With a little more time, we can easily OPEN THE HORMUZ STRAIT, TAKE THE OIL, & MAKE A FORTUNE. IT WOULD BE A “GUSHER” FOR THE WORLD??? President DONALD J. TRUMP

(TS: 03 Apr 08:22 ET)​​​‍​​‌‍​​‌‍​​​​​​​‌‍​​​​‌‍​​​​​‌‍​‌‍​​​​​​​​‌‍​​​​​​‌‍​​‌‍​‌‍​‌‍​​​​​​‌‍​​​​​​​​​‌‍​​​​​​​​​​‌‍​​​​​‌‍​​​​​​​​​‌‍​​​‌‍

Iran’s enriched Uranium is hidden under some mountain. A large scale commando operation under fire would need weeks to dig out. Kharg can be destroyed by the U.S. just as easily as Iran can destroy all oil port on the western side of the Gulf. The result would be even more severe economic damage:

Dated Brent, the price of shipments bought and sold in the North Sea, on Thursday hit $141.36 per barrel, up from $128.46 a day earlier, according to S&P Global, a research group.

There is no way to ‘open’ Hormuz as long as Iran controls the coast along it. Nor are there the 100,000+ U.S. troops needed to take and secure that coastline.

It is the Strait where the war will be decided (archived):

Tehran’s ability to control this international waterway, through which one-fifth of the worldwide oil supply used to pass, has become Iran’s biggest leverage against the U.S., its Gulf neighbors and the global economy. Whether the war ends in a success or defeat for Iran depends first and foremost on whether Tehran emerges from this conflict still holding the strait—and, with it, the keys to the worldwide energy markets.

Over the last days the U.S. and Israel have bombed over 600 hospitals and medical outlets in Iran including his highly regarded Pasteur Institute. They struck the home of a former Foreign Minister of Iran who allegedly was in talks with Vice President JD Vance via Pakistan.
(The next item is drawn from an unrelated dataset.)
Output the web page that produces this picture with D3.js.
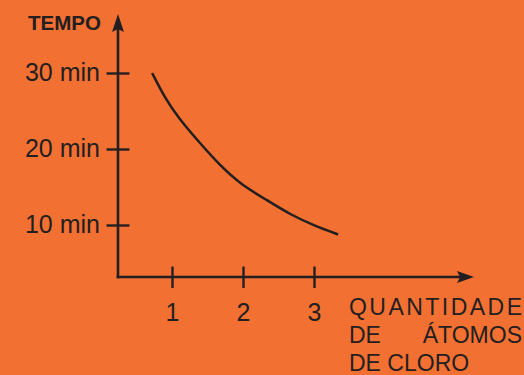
<!DOCTYPE html>
<html>
<head>
<meta charset="utf-8">
<script src="https://cdn.jsdelivr.net/npm/d3@7"></script>
<style>
html,body{margin:0;padding:0;background:#F37033;}
svg{display:block;}
text{font-family:"Liberation Sans",Arial,Helvetica,sans-serif;fill:#231F20;}
</style>
</head>
<body>
<svg id="chart" width="524" height="375"></svg>
<script>
// Data
const xTicks = [1, 2, 3];
const yTicks = [10, 20, 30];
const yTickLabels = ["10 min", "20 min", "30 min"];
const curveX = [0.72, 0.90, 1.09, 1.39, 1.68, 1.96, 2.35, 2.66, 3.01, 3.34];
const curveY = [30.0, 26.7, 24.1, 20.8, 17.8, 15.4, 13.2, 11.4, 9.9, 8.75];
const yTitle = "TEMPO";
const xTitleLines = ["QUANTIDADE", "DE", "ÁTOMOS", "DE CLORO"];

const ink = "#231F20";
const svg = d3.select("#chart");
svg.append("rect").attr("width", 524).attr("height", 375).attr("fill", "#F37033");

const x = d3.scaleLinear().domain([0, 3]).range([101, 314]);
const y = d3.scaleLinear().domain([10, 30]).range([225, 73]);

const axisX0 = 118;   // y-axis position (px)
const axisY0 = 277;   // x-axis position (px)

// Axis lines
svg.append("line").attr("x1", axisX0).attr("x2", axisX0).attr("y1", 28).attr("y2", axisY0 + 1.3)
  .attr("stroke", ink).attr("stroke-width", 2.6);
svg.append("line").attr("x1", axisX0 - 1.3).attr("x2", 460).attr("y1", axisY0).attr("y2", axisY0)
  .attr("stroke", ink).attr("stroke-width", 2.6);
// Arrow heads
svg.append("path").attr("d", `M${axisX0},14 L${axisX0 + 6},32 L${axisX0},29 L${axisX0 - 6},32 Z`).attr("fill", ink);
svg.append("path").attr("d", `M474,${axisY0} L457,${axisY0 - 6} L460,${axisY0} L457,${axisY0 + 6} Z`).attr("fill", ink);

// Y axis ticks and labels
const yAxis = d3.axisLeft(y).tickValues(yTicks).tickFormat((d, i) => yTickLabels[i]).tickSize(11.5).tickPadding(0);
const gy = svg.append("g").attr("transform", `translate(${axisX0},0)`).call(yAxis);
gy.select(".domain").remove();
gy.selectAll(".tick line").attr("x1", -11.5).attr("x2", 11.5).attr("stroke", ink).attr("stroke-width", 2.4);
gy.selectAll(".tick text").attr("x", -18).attr("dy", "0.3em")
  .style("font-size", "25px").style("font-family", "'Liberation Sans', Arial, sans-serif").attr("fill", ink);

// X axis ticks and labels
const xAxis = d3.axisBottom(x).tickValues(xTicks).tickFormat(d3.format("d")).tickSize(11).tickPadding(0);
const gx = svg.append("g").attr("transform", `translate(0,${axisY0})`).call(xAxis);
gx.select(".domain").remove();
gx.selectAll(".tick line").attr("y1", -10.5).attr("y2", 11).attr("stroke", ink).attr("stroke-width", 2.4);
gx.selectAll(".tick text").attr("y", 44).attr("dy", 0)
  .style("font-size", "25px").style("font-family", "'Liberation Sans', Arial, sans-serif").attr("fill", ink);

// Titles
svg.append("text").attr("x", 101).attr("y", 30).attr("text-anchor", "end")
  .style("font-size", "20.5px").style("font-weight", "bold").text(yTitle);

svg.append("text").attr("x", 349).attr("y", 315).attr("textLength", 173).attr("lengthAdjust", "spacing")
  .style("font-size", "23px").text(xTitleLines[0]);
svg.append("text").attr("x", 349).attr("y", 343).style("font-size", "23px").text(xTitleLines[1]);
svg.append("text").attr("x", 522).attr("y", 343).attr("text-anchor", "end").style("font-size", "23px").text(xTitleLines[2]);
svg.append("text").attr("x", 349).attr("y", 371).style("font-size", "23px").text(xTitleLines[3]);

// Curve
const pts = curveX.map((d, i) => [d, curveY[i]]);
const line = d3.line().x(d => x(d[0])).y(d => y(d[1])).curve(d3.curveBasis);
svg.append("path").datum(pts).attr("d", line).attr("fill", "none")
  .attr("stroke", ink).attr("stroke-width", 2.5).attr("stroke-linecap", "butt");
</script>
</body>
</html>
Iran hit back. The large Mina Al-Ahmadi refinery in Kuwait is burning after a drone strike. A large gas installation in the Emirates was also hit. Several fires were visible over industrial installations in Bahrain. Various military and industrial targets in Israel received damage. Iran threatened to hit bridges in the Gulf states after the U.S. destroyed a newly build one in Iran.

Today a U.S. fighter plan was shot down in Iran airspace which the U.S. allegedly controls.

But all this is small change if one considers what is at stake for the global standing of the U.S. of A. Following Alfred Mahan’s theories the global superpower status of the U.S. depends on its Navy’s control of the sea lanes:

Mahan believed that national greatness was inextricably associated with the sea, with its commercial use in peace and its control in war; […] Mahan’s framework derived from Jomini, and emphasized strategic locations (such as choke points, canals, and coaling stations), as well as quantifiable levels of fighting power in a fleet.

In their war against the Houthi the U.S. and its Navy had already failed to open the Red Sea. The more public failure of keeping  the Strait of Hormuz under control will do enormous damage to their global image. If the U.S. fails to subjugate Iran and to re-open the Strait it will lose its status as a global superpower .

This why the U.S. is likely to escalate much further.